Opinion: Angela Merkel's calculated change of heart on gay marriage
The German chancellor has halfheartedly abandoned her opposition to same-sex marriage. The move was solely a political calculation, says DW's Gero Schliess. Nevertheless, it is good news for Germany.
It took long enough - too long! But Angela Merkel has finally pulled herself together and abandoned her opposition to same-sex marriage. The chancellor intends to allow each representative in Germany's Bundestag, its lower house of parliament, to vote their individual conscience on whether gays and lesbians should have the same marital rights as heterosexual couples. That means that marriage equality will soon become a reality in Germany.
The move was long overdue. It is one more step forward in the long march of civilization, one that will ensure that no German citizen is discriminated against for their sexual orientation. Until now, that basic right was consistently violated in Germany when it came to marriage. True, the so-called "registered civil partnership" in existence since 2001 is similar to marriage in many ways, but not in all. More than in any other area, the gay community is blatantly discriminated against when it comes to children. For instance, it has thus far been impossible for a same-sex couple to adopt.
The way in which the chancellor changed her position on same-sex marriage has been anything but convincing: But, as on so many issues before, it was typical Merkel. It was only after endless hesitation and torturous discussions which dragged on over an entire legislative period that Merkel finally abandoned her prior position. And she did not march ahead, taking people by the hand to lead them forward into a better future. Instead she was consistently mealymouthed in her statements. She remained unclear about whether she had given up her previously expressed personal reservations about marriage equality.
And if we look closely, lifting the obligation to toe the party line in a vote is not an explicit endorsement of equality, let alone the active crafting of policy. The chancellor has only moved as far as she absolutely had to. She is trying to please everyone. And she is doing so as a pure political calculation. That also means avoiding alienating conservative voters and party members any more than necessary.
Ultimately, the decision had become unavoidable: Merkel and her so-called Union - the partnership between the Christian Democrats (CDU) and their Bavarian sister party, the Christian Social Union (CSU) - had no choice but to bend. Pressure had been increasing steadily since the Green party, the Free Democrats (FDP) and the Social Democrats (SPD) (in that order!) announced they would not enter into a coalition government without the promise of marriage equality. That dramatically isolated the chancellor and her party.
It is clear that the Union will struggle with the concept of same-sex marriage, and that conservatives and faithful Catholics within the CDU and CSU will discuss their reservations with earnestness. That is something that must be accepted, but it must not lead to sociopolitical stasis.
Last week, when it voted along with all other parties in the Bundestag to rehabilitate homosexuals convicted under Paragraph 175 of the German criminal code, the Union proved that it can in fact act quite differently. The CDU and CSU went along with the act only because of the dogged and determined work of fearless backbench parliamentarians.
But there isn't that much time now.

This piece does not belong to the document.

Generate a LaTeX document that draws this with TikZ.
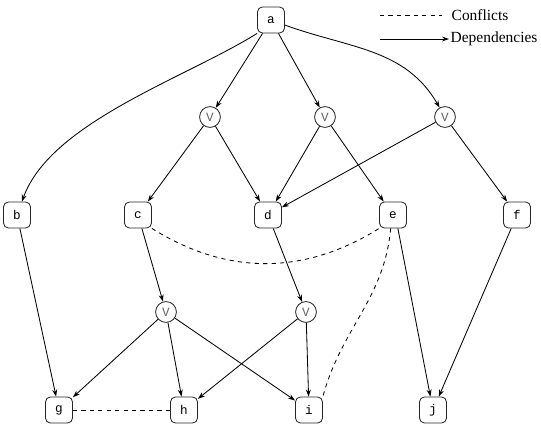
\documentclass[tikz,border=0pt]{standalone}
\usepackage{fontspec}
\setmainfont{Liberation Serif}
\setmonofont{Liberation Mono}
\usetikzlibrary{arrows.meta}

\begin{document}
\begin{tikzpicture}[
  >={Stealth[length=5pt,width=3.5pt]},
  x=0.025cm, y=-0.025cm,
  task/.style={draw=black!85, semithick, rounded corners=3.5pt, minimum width=0.675cm,
    minimum height=0.65cm, inner sep=0pt, font=\ttfamily\small},
  orgate/.style={circle, draw=black!85, semithick, minimum size=0.52cm, inner sep=0pt,
    font=\ttfamily\small, text=black!60},
  dep/.style={->, semithick},
  conflict/.style={dashed, semithick},
  legend/.style={anchor=west, inner sep=1pt, font=\fontsize{11}{13}\selectfont}
]
  \useasboundingbox (0,0) rectangle (541,426);

  % tasks
  \node[task] (a) at (271,20) {a};
  \node[task] (b) at (17,215) {b};
  \node[task] (c) at (138,215) {c};
  \node[task] (d) at (268,215) {d};
  \node[task] (e) at (393,215) {e};
  \node[task] (f) at (517,215) {f};
  \node[task] (g) at (59,410) {g};
  \node[task] (h) at (184,410) {h};
  \node[task] (i) at (309,410) {i};
  \node[task] (j) at (433,410) {j};

  % or gates
  \node[orgate] (or1) at (210,117) {V};
  \node[orgate] (or2) at (325,117) {V};
  \node[orgate] (or3) at (445,117) {V};
  \node[orgate] (or4) at (166,312) {V};
  \node[orgate] (or5) at (306,312) {V};

  % dependencies
  \draw[dep] (a.south west) to[out=-148,in=70,looseness=0.75] (b.70);
  \draw[dep] (a) -- (or1);
  \draw[dep] (a) -- (or2);
  \draw[dep] (a) to[out=-20,in=120] (or3);
  \draw[dep] (or1) -- (c);
  \draw[dep] (or1) -- (d);
  \draw[dep] (or2) -- (d);
  \draw[dep] (or2) -- (e);
  \draw[dep] (or3) -- (d);
  \draw[dep] (or3) -- (f);
  \draw[dep] (b) -- (g);
  \draw[dep] (c) -- (or4);
  \draw[dep] (d) -- (or5);
  \draw[dep] (e.-70) -- (j);
  \draw[dep] (f) -- (j);
  \draw[dep] (or4) -- (g);
  \draw[dep] (or4) -- (h);
  \draw[dep] (or4) -- (i);
  \draw[dep] (or5) -- (h);
  \draw[dep] (or5) -- (i);

  % conflicts
  \draw[conflict] (c.south east) to[out=-32,in=-148] (e.south west);
  \draw[conflict] (e.-100) to[out=-95,in=75] (i.north east);
  \draw[conflict] (g) -- (h);

  % legend
  \node[legend] (lconf) at (450,15) {Conflicts};
  \node[legend] (ldep) at (449,39) {Dependencies};
  \coordinate (lconfstart) at (380,15);
  \coordinate (ldepstart) at (380,39);
  \draw[conflict] (lconfstart) -- ([xshift=-6pt]lconf.west);
  \draw[dep] (ldepstart) -- (ldep.west);
\end{tikzpicture}
\end{document}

Merkel is mistaken if she thinks that she has taken the wind out of the sails of the other parties with her concession. They seem to have found great joy in pushing the chancellor into resolving the issue of marriage equality immediately, in the last week of the legislative period - especially Merkel's election opponent Martin Schulz, who recently changed his own position on the issue.
Signals home and abroad
In the end, Merkel's hesitant change of heart is still good news for the LGBTQ community. It is now certain that marriage equality will become German law. It matters little if that happens before or after September's federal elections. The move will allow Germany to catch up with its major European neighbors.
But it isn't just a signal to the world, it is also a signal to people here at home - to the ultraconservatives and the right-wing populists that seek to poison the climate of our open society. It says: We stand for the liberal values in our constitution. And now for marriage equality, too!